Hedera Hashgraph (HBAR) has exploded following the announcement that FedNow will be integrating Hedera via the Dropp dApp, but with price rocketing up +20% - is it too late to buy Hedera?
The integration announcement comes amid a wave of project growth news from Hedera, with big names like Kia, Hyundai, and Microsoft all making significant partnerships in recent weeks.
However, the FedNow integration is particularly significant as it marks the first formal connection between Hedera and the Federal Reserve.
In the aftermath of the huge announcement, Hedera Hashgraph is trading high at a current price of $0.0725 (representing a 24-hour change of +10.70%).
The FedNow announcement could not have come at a more perfect time in Hedera technical structure, with markets exploding +20% on August 14.

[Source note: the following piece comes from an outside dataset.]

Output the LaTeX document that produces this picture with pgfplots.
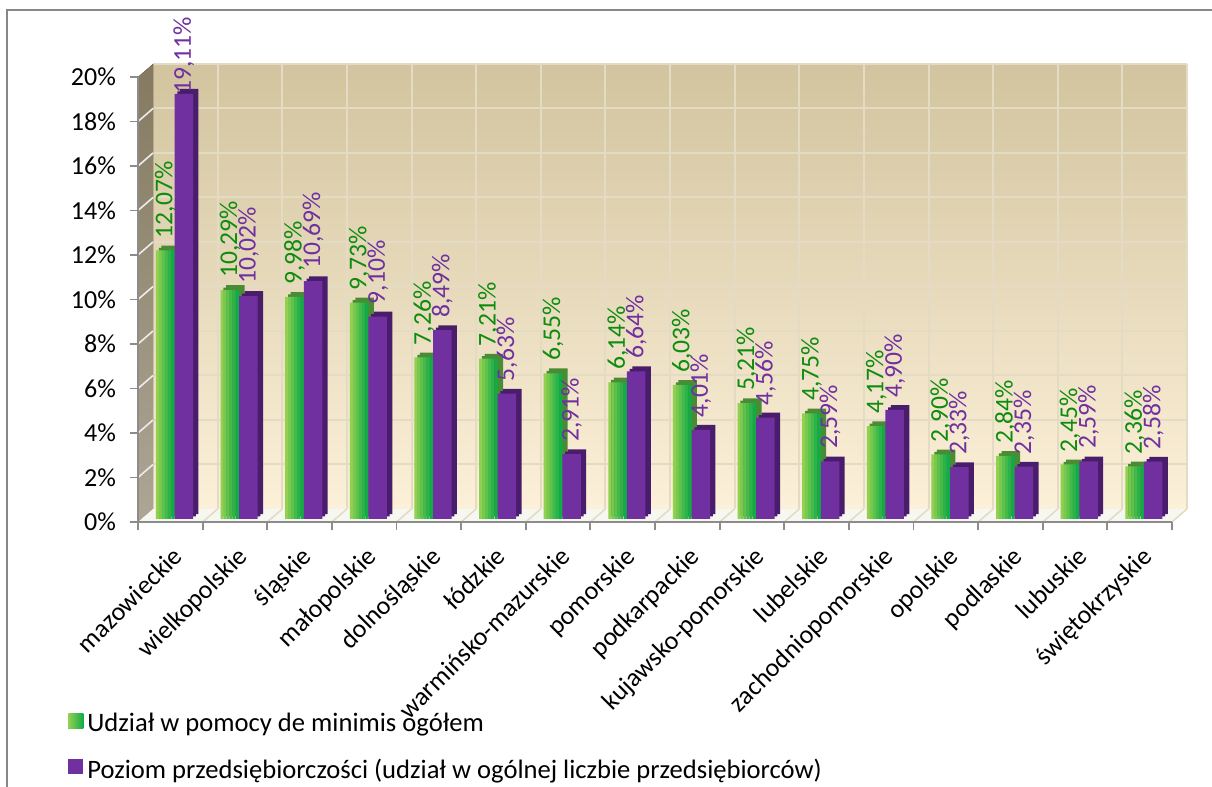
\documentclass[border=0pt]{standalone}
\usepackage{fontspec}
\setmainfont{Carlito}
\usepackage{pgfplots}
\usepackage{pgfplotstable}
\pgfplotsset{compat=1.18}
\definecolor{gL}{HTML}{92D050}
\definecolor{gR}{HTML}{10AC48}
\definecolor{gD}{HTML}{4A8C34}
\definecolor{pF}{HTML}{7030A0}
\definecolor{pD}{HTML}{4A1D6C}
\definecolor{labG}{HTML}{0E8C0E}
\definecolor{labP}{HTML}{7030A0}
\definecolor{wallTop}{HTML}{D2C49E}
\definecolor{wallBot}{HTML}{FCF0D9}
\definecolor{gridc}{HTML}{E3DBC3}
\definecolor{sideTop}{HTML}{857A60}
\definecolor{sideBot}{HTML}{ADA695}
\definecolor{floorc}{HTML}{F7F7F2}
\definecolor{axgray}{HTML}{8C8C8C}
\definecolor{framec}{HTML}{878787}

\pgfplotstableread{
x g p gs ps
0 12.07 19.11 6 0
1 10.29 10.02 6 6
2 9.98 10.69 6 6
3 9.73 9.10 6 6
4 7.26 8.49 6 6
5 7.21 5.63 6 6
6 6.55 2.91 6 6
7 6.14 6.64 6 6
8 6.03 4.01 6 6
9 5.21 4.56 6 6
10 4.75 2.59 6 6
11 4.17 4.90 6 6
12 2.90 2.33 6 6
13 2.84 2.35 6 6
14 2.45 2.59 6 6
15 2.36 2.58 6 6
}\data

\begin{document}
\begin{tikzpicture}
\draw[color=framec, line width=1.2pt] (3.5pt,0) -- (3.5pt,388.5pt) -- (606pt,388.5pt);
\begin{axis}[
  set layers,
  at={(69pt,132.5pt)}, anchor=south west,
  scale only axis, width=517pt, height=222.5pt,
  xmin=-0.5, xmax=15.5, ymin=0, ymax=20,
  clip=false,
  axis x line*=bottom, axis y line*=left,
  axis line style={-, draw=axgray, line width=1pt},
  /pgf/number format/assume math mode=true,
  tick align=outside, major tick length=4pt,
  tick style={draw=axgray, line width=0.9pt},
  ytick={0,2,...,20},
  yticklabel={\pgfmathprintnumber{\tick}\%},
  yticklabel style={font=\fontsize{13}{15}\selectfont, xshift=-3.5pt},
  xtick={-0.5,0.5,...,15.5},
  xticklabels={},
  extra x ticks={0,1,...,15},
  extra x tick labels={mazowieckie,wielkopolskie,śląskie,małopolskie,dolnośląskie,łódzkie,warmińsko-mazurskie,pomorskie,podkarpackie,kujawsko-pomorskie,lubelskie,zachodniopomorskie,opolskie,podlaskie,lubuskie,świętokrzyskie},
  extra x tick style={major tick length=0pt, xticklabel style={rotate=45, anchor=north east, font=\fontsize{13}{15}\selectfont, xshift=-4.5pt, yshift=-5pt}},
  legend style={at={(-0.0677,-0.42)}, anchor=north west, draw=none, fill=none, inner sep=0pt,
     font=\fontsize{13.3}{15}\selectfont, row sep=8pt, cells={anchor=west}},
  legend cell align=left,
]
\pgfplotsextra{%
\begin{pgfonlayer}{axis background}
  \fill[top color=wallTop, bottom color=wallBot, shift={(7.5pt,6.5pt)}] (axis cs:-0.5,0) rectangle (axis cs:15.5,20);
  \foreach \v in {2,4,...,20}{
    \draw[gridc, line width=1pt, shift={(7.5pt,6.5pt)}] (axis cs:-0.5,\v) -- (axis cs:15.5,\v);
  }
  \foreach \v in {0.5,1.5,...,15.5}{
    \draw[gridc, line width=1pt, shift={(7.5pt,6.5pt)}] (axis cs:\v,0) -- (axis cs:\v,20);
  }
  \fill[top color=sideTop, bottom color=sideBot] (axis cs:-0.5,0) -- (axis cs:-0.5,20) -- ([shift={(7.5pt,6.5pt)}]axis cs:-0.5,20) -- ([shift={(7.5pt,6.5pt)}]axis cs:-0.5,0) -- cycle;
  \foreach \v in {2,4,...,18}{
    \draw[white!85!gray, line width=0.8pt] (axis cs:-0.5,\v) -- ([shift={(7.5pt,6.5pt)}]axis cs:-0.5,\v);
  }
  \fill[floorc] (axis cs:-0.5,0) -- (axis cs:15.5,0) -- ([shift={(7.5pt,6.5pt)}]axis cs:15.5,0) -- ([shift={(7.5pt,6.5pt)}]axis cs:-0.5,0) -- cycle;
  \foreach \v in {0.5,1.5,...,15.5}{
    \draw[gridc, line width=0.8pt] (axis cs:\v,0) -- ([shift={(7.5pt,6.5pt)}]axis cs:\v,0);
  }
\end{pgfonlayer}}

% depth of green bars
\addplot[ybar, bar width=9.25pt, bar shift=-2.5pt, fill=gD, draw=none, forget plot, xshift=1.4pt, yshift=2.75pt] table[x=x,y=g]{\data};
\addplot[ybar, bar width=9.25pt, bar shift=-2.5pt, fill=gD, draw=none, forget plot, xshift=2.7pt, yshift=3.9pt] table[x=x,y=g]{\data};
% green front (gradient in strips)
\addplot[ybar, bar width=1.6pt, bar shift=-6.4pt, draw=none, fill=gL, forget plot, yshift=1.5pt] table[x=x,y=g]{\data};
\addplot[ybar, bar width=1.6pt, bar shift=-4.9pt, draw=none, fill=gL!80!gR, forget plot, yshift=1.5pt] table[x=x,y=g]{\data};
\addplot[ybar, bar width=1.6pt, bar shift=-3.4pt, draw=none, fill=gL!60!gR, forget plot, yshift=1.5pt] table[x=x,y=g]{\data};
\addplot[ybar, bar width=1.6pt, bar shift=-1.9pt, draw=none, fill=gL!40!gR, yshift=1.5pt,
  legend image code/.code={\shade[left color=gL, right color=gR] (0pt,-3.75pt) rectangle (7.5pt,3.75pt);},
] table[x=x,y=g]{\data};
\addplot[ybar, bar width=1.6pt, bar shift=-0.4pt, draw=none, fill=gL!20!gR, forget plot, yshift=1.5pt] table[x=x,y=g]{\data};
\addplot[ybar, bar width=1.55pt, bar shift=1.35pt, draw=none, fill=gR, forget plot, yshift=1.5pt] table[x=x,y=g]{\data};
% depth of purple bars
\addplot[ybar, bar width=9.25pt, bar shift=6.75pt, fill=pD, draw=none, forget plot, xshift=1.4pt, yshift=2.75pt] table[x=x,y=p]{\data};
\addplot[ybar, bar width=9.25pt, bar shift=6.75pt, fill=pD, draw=none, forget plot, xshift=2.7pt, yshift=3.9pt] table[x=x,y=p]{\data};
% purple front
\addplot[ybar, bar width=9.25pt, bar shift=6.75pt, draw=none, fill=pF, yshift=1.5pt,
  legend image code/.code={\fill[pF] (0pt,-3.75pt) rectangle (7.5pt,3.75pt);},
] table[x=x,y=p]{\data};
% value labels
\addplot[draw=none, mark=none, forget plot, point meta=y,
  visualization depends on={\thisrow{gs} \as \lsep},
  nodes near coords={\pgfmathprintnumber[fixed,fixed zerofill,precision=2,use comma]{\pgfplotspointmeta}\%},
  every node near coord/.style={xshift=-2.5pt, yshift=1.5pt, rotate=90, anchor=west, inner ysep=0pt, inner xsep=\lsep pt, text=labG, font=\fontsize{12.8}{12.8}\selectfont},
] table[x=x,y=g]{\data};
\addplot[draw=none, mark=none, forget plot, point meta=y,
  visualization depends on={\thisrow{ps} \as \lsep},
  nodes near coords={\pgfmathprintnumber[fixed,fixed zerofill,precision=2,use comma]{\pgfplotspointmeta}\%},
  every node near coord/.style={xshift=6.75pt, yshift=1.5pt, rotate=90, anchor=west, inner ysep=0pt, inner xsep=\lsep pt, text=labP, font=\fontsize{12.8}{12.8}\selectfont},
] table[x=x,y=p]{\data};
\legend{Udział w pomocy de minimis ogółem, Poziom przedsiębiorczości (udział w ogólnej liczbie przedsiębiorców)}
\end{axis}
\pgfresetboundingbox
\useasboundingbox (0,0) rectangle (606pt,393.5pt);
\end{tikzpicture}
\end{document}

Strong footing from the 20DMA served as the perfect launchpad as HBAR undertook a critical re-test of the 200DMA.
This converged with a local support level at $0.06 to provide legs to the massive price move which has now grown to an impressive +32.14% - situated above a local support level at $0.07.
Yet, despite the exciting breakout, Hedera's indicators could become a source of anxiety for bag holders and traders alike.
The RSI has become extremely over-heated on the upside move, displaying a worrying overbought signal at 76.24.
And even though price action has been explosive, the MACD remains moderate in its bullish divergence at 0.0013.
Upside potential could become unhinged here, if price action continues to press high beyond the $0.0785 level then Hedera will have an upside target at $0.0925 (+27.75%) - however, this could come after a period of consolidation due to the over-heated RSI.